Attacks in the Red Sea region cause an increase in the price of crude oil

The growing attacks in the Red Sea, which have forced oil corporations and tanker owners to steer clear of the area, caused crude oil prices to spike by 2.11%, closing at 6,137. According to Russian Deputy Prime Minister Alexander Novak, the country is considering reducing its oil exports by more than 50,000 barrels per day (bpd) in December in an effort to raise world oil prices. This news provided assistance to the market. The already decided-upon annual reduction of 300,000 bpd would be supplemented by these further decreases.

An additional factor in the price increase was the unfavorable weather in Russia, which prevented around two thirds of port loadings. The Houthi attacks on ships near Yemen stoked worries about possible delays in the oil supply, and geopolitical tensions contributed to the optimistic mood. As Houthi rebels in the Red Sea intensify their attacks on commercial vessels, shipping companies are thinking of circumventing the Suez Canal.

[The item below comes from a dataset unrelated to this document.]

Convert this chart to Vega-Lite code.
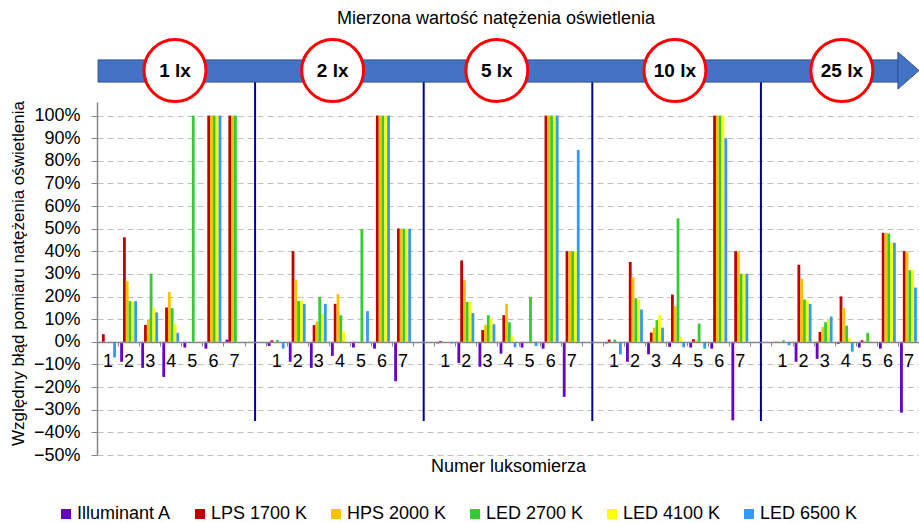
{
  "$schema": "https://vega.github.io/schema/vega-lite/v6.json",
  "width": 822,
  "height": 353,
  "autosize": {"type": "none"},
  "padding": {"left": 97, "top": 102, "right": 0, "bottom": 68},
  "background": "white",
  "config": {"font": "Liberation Sans", "view": {"stroke": null}},
  "datasets": {
    "meters": [
      {"c": "a1", "Illuminant A": -0.005, "LPS 1700 K": 0.034, "HPS 2000 K": 0, "LED 2700 K": 0, "LED 4100 K": 0, "LED 6500 K": -0.069},
      {"c": "a2", "Illuminant A": -0.088, "LPS 1700 K": 0.462, "HPS 2000 K": 0.268, "LED 2700 K": 0.18, "LED 4100 K": 0.18, "LED 6500 K": 0.18},
      {"c": "a3", "Illuminant A": -0.115, "LPS 1700 K": 0.075, "HPS 2000 K": 0.097, "LED 2700 K": 0.301, "LED 4100 K": 0.149, "LED 6500 K": 0.13},
      {"c": "a4", "Illuminant A": -0.155, "LPS 1700 K": 0.152, "HPS 2000 K": 0.22, "LED 2700 K": 0.149, "LED 4100 K": 0.08, "LED 6500 K": 0.04},
      {"c": "a5", "Illuminant A": -0.025, "LPS 1700 K": 0, "HPS 2000 K": 0, "LED 2700 K": 1.0, "LED 4100 K": 0, "LED 6500 K": 0},
      {"c": "a6", "Illuminant A": -0.03, "LPS 1700 K": 1.0, "HPS 2000 K": 1.0, "LED 2700 K": 1.0, "LED 4100 K": 1.0, "LED 6500 K": 1.0},
      {"c": "a7", "Illuminant A": 0.01, "LPS 1700 K": 1.0, "HPS 2000 K": 1.0, "LED 2700 K": 1.0, "LED 4100 K": 0, "LED 6500 K": 0},
      {"c": "b1", "Illuminant A": -0.018, "LPS 1700 K": 0.007, "HPS 2000 K": 0, "LED 2700 K": 0.009, "LED 4100 K": 0, "LED 6500 K": -0.03},
      {"c": "b2", "Illuminant A": -0.088, "LPS 1700 K": 0.401, "HPS 2000 K": 0.273, "LED 2700 K": 0.18, "LED 4100 K": 0.184, "LED 6500 K": 0.168},
      {"c": "b3", "Illuminant A": -0.115, "LPS 1700 K": 0.074, "HPS 2000 K": 0.09, "LED 2700 K": 0.199, "LED 4100 K": 0.124, "LED 6500 K": 0.168},
      {"c": "b4", "Illuminant A": -0.062, "LPS 1700 K": 0.168, "HPS 2000 K": 0.211, "LED 2700 K": 0.118, "LED 4100 K": 0.046, "LED 6500 K": 0},
      {"c": "b5", "Illuminant A": -0.025, "LPS 1700 K": 0, "HPS 2000 K": 0, "LED 2700 K": 0.499, "LED 4100 K": 0, "LED 6500 K": 0.136},
      {"c": "b6", "Illuminant A": -0.03, "LPS 1700 K": 1.0, "HPS 2000 K": 1.0, "LED 2700 K": 1.0, "LED 4100 K": 1.0, "LED 6500 K": 1.0},
      {"c": "b7", "Illuminant A": -0.174, "LPS 1700 K": 0.501, "HPS 2000 K": 0.5, "LED 2700 K": 0.5, "LED 4100 K": 0.5, "LED 6500 K": 0.5},
      {"c": "c1", "Illuminant A": -0.007, "LPS 1700 K": 0.004, "HPS 2000 K": 0, "LED 2700 K": 0, "LED 4100 K": -0.004, "LED 6500 K": -0.007},
      {"c": "c2", "Illuminant A": -0.093, "LPS 1700 K": 0.36, "HPS 2000 K": 0.273, "LED 2700 K": 0.177, "LED 4100 K": 0.177, "LED 6500 K": 0.127},
      {"c": "c3", "Illuminant A": -0.11, "LPS 1700 K": 0.052, "HPS 2000 K": 0.075, "LED 2700 K": 0.118, "LED 4100 K": 0.103, "LED 6500 K": 0.078},
      {"c": "c4", "Illuminant A": -0.052, "LPS 1700 K": 0.118, "HPS 2000 K": 0.168, "LED 2700 K": 0.087, "LED 4100 K": 0.025, "LED 6500 K": -0.024},
      {"c": "c5", "Illuminant A": -0.025, "LPS 1700 K": 0, "HPS 2000 K": 0, "LED 2700 K": 0.199, "LED 4100 K": 0, "LED 6500 K": -0.019},
      {"c": "c6", "Illuminant A": -0.03, "LPS 1700 K": 1.0, "HPS 2000 K": 1.0, "LED 2700 K": 1.0, "LED 4100 K": 1.0, "LED 6500 K": 1.0},
      {"c": "c7", "Illuminant A": -0.243, "LPS 1700 K": 0.401, "HPS 2000 K": 0.4, "LED 2700 K": 0.4, "LED 4100 K": 0.4, "LED 6500 K": 0.848},
      {"c": "d1", "Illuminant A": -0.007, "LPS 1700 K": 0.01, "HPS 2000 K": 0, "LED 2700 K": 0.01, "LED 4100 K": 0, "LED 6500 K": -0.055},
      {"c": "d2", "Illuminant A": -0.088, "LPS 1700 K": 0.353, "HPS 2000 K": 0.285, "LED 2700 K": 0.193, "LED 4100 K": 0.187, "LED 6500 K": 0.143},
      {"c": "d3", "Illuminant A": -0.055, "LPS 1700 K": 0.041, "HPS 2000 K": 0.063, "LED 2700 K": 0.096, "LED 4100 K": 0.118, "LED 6500 K": 0.063},
      {"c": "d4", "Illuminant A": -0.022, "LPS 1700 K": 0.209, "HPS 2000 K": 0.158, "LED 2700 K": 0.546, "LED 4100 K": 0.022, "LED 6500 K": -0.024},
      {"c": "d5", "Illuminant A": -0.025, "LPS 1700 K": 0.012, "HPS 2000 K": 0.006, "LED 2700 K": 0.081, "LED 4100 K": 0, "LED 6500 K": -0.03},
      {"c": "d6", "Illuminant A": -0.03, "LPS 1700 K": 1.0, "HPS 2000 K": 1.0, "LED 2700 K": 1.0, "LED 4100 K": 1.0, "LED 6500 K": 0.9},
      {"c": "d7", "Illuminant A": -0.347, "LPS 1700 K": 0.401, "HPS 2000 K": 0.398, "LED 2700 K": 0.301, "LED 4100 K": 0.301, "LED 6500 K": 0.301},
      {"c": "e1", "Illuminant A": -0.002, "LPS 1700 K": -0.004, "HPS 2000 K": 0, "LED 2700 K": 0.007, "LED 4100 K": 0, "LED 6500 K": -0.015},
      {"c": "e2", "Illuminant A": -0.088, "LPS 1700 K": 0.341, "HPS 2000 K": 0.279, "LED 2700 K": 0.187, "LED 4100 K": 0.183, "LED 6500 K": 0.168},
      {"c": "e3", "Illuminant A": -0.075, "LPS 1700 K": 0.044, "HPS 2000 K": 0.066, "LED 2700 K": 0.087, "LED 4100 K": 0.099, "LED 6500 K": 0.112},
      {"c": "e4", "Illuminant A": -0.009, "LPS 1700 K": 0.201, "HPS 2000 K": 0.15, "LED 2700 K": 0.072, "LED 4100 K": 0.016, "LED 6500 K": -0.043},
      {"c": "e5", "Illuminant A": -0.025, "LPS 1700 K": 0.007, "HPS 2000 K": 0.003, "LED 2700 K": 0.04, "LED 4100 K": 0.005, "LED 6500 K": 0},
      {"c": "e6", "Illuminant A": -0.03, "LPS 1700 K": 0.482, "HPS 2000 K": 0.482, "LED 2700 K": 0.479, "LED 4100 K": 0.438, "LED 6500 K": 0.438},
      {"c": "e7", "Illuminant A": -0.313, "LPS 1700 K": 0.401, "HPS 2000 K": 0.398, "LED 2700 K": 0.317, "LED 4100 K": 0.317, "LED 6500 K": 0.24}
    ],
    "gaps": [{"pos": 7.5}, {"pos": 15.5}, {"pos": 23.5}, {"pos": 31.5}],
    "lux": [
      {"lux": "1 lx", "pos": 3.7},
      {"lux": "2 lx", "pos": 11.18},
      {"lux": "5 lx", "pos": 18.97},
      {"lux": "10 lx", "pos": 27.42},
      {"lux": "25 lx", "pos": 35.34}
    ],
    "one": [{"name": "arrow"}]
  },
  "layer": [
    {
      "data": {"name": "meters"},
      "transform": [{"fold": ["Illuminant A", "LPS 1700 K", "HPS 2000 K", "LED 2700 K", "LED 4100 K", "LED 6500 K"], "as": ["series", "value"]}],
      "mark": {"type": "bar"},
      "encoding": {
        "x": {
          "field": "c", "type": "nominal",
          "scale": {"domain": ["a1","a2","a3","a4","a5","a6","a7","g1","b1","b2","b3","b4","b5","b6","b7","g2","c1","c2","c3","c4","c5","c6","c7","g3","d1","d2","d3","d4","d5","d6","d7","g4","e1","e2","e3","e4","e5","e6","e7"], "paddingInner": 0, "paddingOuter": 0},
          "axis": {
            "title": "Numer luksomierza",
            "labelExpr": "isString(datum.value) && substring(datum.value,0,1) != 'g' ? substring(datum.value,1) : ''",
            "labelAngle": 0, "offset": -113, "tickBand": "extent", "tickSize": 4,
            "tickColor": "#868686", "domainColor": "#868686", "domainWidth": 1.5,
            "labelFontSize": 18, "labelColor": "#000000", "labelPadding": 6, "labelFont": "Liberation Sans", "labelOverlap": false,
            "titleFontSize": 18, "titleFontWeight": "normal", "titleColor": "#000000", "titleFont": "Liberation Sans",
            "titleY": 124, "titleBaseline": "middle", "grid": false, "zindex": 1
          }
        },
        "xOffset": {"field": "series", "type": "nominal", "sort": ["Illuminant A", "LPS 1700 K", "HPS 2000 K", "LED 2700 K", "LED 4100 K", "LED 6500 K"], "scale": {"paddingInner": 0, "paddingOuter": 0.75}},
        "y": {
          "field": "value", "type": "quantitative",
          "scale": {"domain": [-0.5, 1.06], "nice": false, "zero": false},
          "axis": {
            "title": "Względny błąd pomiaru natężenia oświetlenia",
            "values": [-0.5, -0.4, -0.3, -0.2, -0.1, 0, 0.1, 0.2, 0.3, 0.4, 0.5, 0.6, 0.7, 0.8, 0.9, 1.0],
            "format": ".0%", "grid": true, "gridDash": [6, 4], "gridColor": "#BFBFBF", "gridWidth": 1,
            "tickSize": 6, "tickColor": "#868686", "domainColor": "#868686", "domainWidth": 1.5,
            "labelFontSize": 18, "labelColor": "#000000", "labelPadding": 11, "labelFont": "Liberation Sans", "labelOverlap": false, "labelBaseline": "middle",
            "titleFontSize": 17, "titleFontWeight": "normal", "titleColor": "#000000", "titleFont": "Liberation Sans",
            "titleX": -79, "titleY": 171, "titleAngle": 270, "titleBaseline": "middle", "titleAlign": "center"
          }
        },
        "color": {
          "field": "series", "type": "nominal",
          "scale": {"domain": ["Illuminant A", "LPS 1700 K", "HPS 2000 K", "LED 2700 K", "LED 4100 K", "LED 6500 K"], "range": ["#6600CC", "#C00000", "#FFC000", "#33CC33", "#FFFF00", "#3399FF"]},
          "legend": {
            "orient": "none", "legendX": -40, "legendY": 403, "direction": "horizontal", "columns": 6,
            "title": null, "symbolType": "square", "symbolSize": 100, "symbolStrokeWidth": 0,
            "labelFontSize": 18, "labelColor": "#000000", "labelFont": "Liberation Sans", "labelOffset": 2, "columnPadding": 19, "labelLimit": 200
          }
        }
      }
    },
    {
      "layer": [
        {
          "data": {"name": "gaps"},
          "mark": {"type": "rule", "color": "#000099", "strokeWidth": 2},
          "encoding": {
            "x": {"field": "pos", "type": "quantitative", "scale": {"domain": [0, 39], "nice": false, "zero": false}, "axis": null},
            "y": {"datum": -0.35, "type": "quantitative", "scale": {"domain": [-0.5, 1.06], "nice": false, "zero": false}, "axis": null},
            "y2": {"datum": 1.15}
          }
        },
        {
          "data": {"name": "one"},
          "mark": {"type": "rect", "color": "#4472C4", "stroke": "#2F528F", "strokeWidth": 1},
          "encoding": {
            "x": {"datum": 0.05, "type": "quantitative"},
            "x2": {"datum": 38.0},
            "y": {"datum": 1.148, "type": "quantitative"},
            "y2": {"datum": 1.246}
          }
        },
        {
          "data": {"name": "one"},
          "mark": {"type": "point", "shape": "M -0.57 -1 L 0.57 0 L -0.57 1 Z", "filled": true, "color": "#4472C4", "stroke": "#2F528F", "strokeWidth": 1, "opacity": 1, "size": 1369},
          "encoding": {
            "x": {"datum": 38.5, "type": "quantitative"},
            "y": {"datum": 1.199, "type": "quantitative"}
          }
        },
        {
          "data": {"name": "lux"},
          "mark": {"type": "point", "shape": "circle", "fill": "white", "stroke": "#FF0000", "strokeWidth": 3, "opacity": 1, "fillOpacity": 1, "size": 3844},
          "encoding": {
            "x": {"field": "pos", "type": "quantitative"},
            "y": {"datum": 1.199, "type": "quantitative"}
          }
        },
        {
          "data": {"name": "lux"},
          "mark": {"type": "text", "fontSize": 19, "fontWeight": "bold", "color": "#000000", "font": "Liberation Sans", "baseline": "middle", "align": "center"},
          "encoding": {
            "x": {"field": "pos", "type": "quantitative"},
            "y": {"datum": 1.199, "type": "quantitative"},
            "text": {"field": "lux"}
          }
        },
        {
          "data": {"name": "one"},
          "mark": {"type": "text", "fontSize": 18, "color": "#000000", "font": "Liberation Sans", "baseline": "middle", "align": "center"},
          "encoding": {
            "x": {"datum": 18.93, "type": "quantitative"},
            "y": {"datum": 1.427, "type": "quantitative"},
            "text": {"value": "Mierzona wartość natężenia oświetlenia"}
          }
        }
      ]
    }
  ],
  "resolve": {"scale": {"x": "independent", "y": "independent"}}
}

Crude oil prices were further boosted by the optimistic projection by the International Energy Agency (IEA) of 1.1 million bpd growth in oil consumption in 2024. Furthermore, statistics from Baker Hughes Rig Counts on Friday indicated a drop to 501 from the previous count of 503, indicating a marginal decline in the consumption of goods and services generated by the oil and gas sector.

With open interest rising 5.87% to close at 13,402, the market appears to be under new purchasing pressure technically. A breach below 5,940 might take crude oil below 5,744. At the moment, 5,940 is providing support for the price. 6,277 is probably the resistance level, and a rise above there might result in testing at 6,418.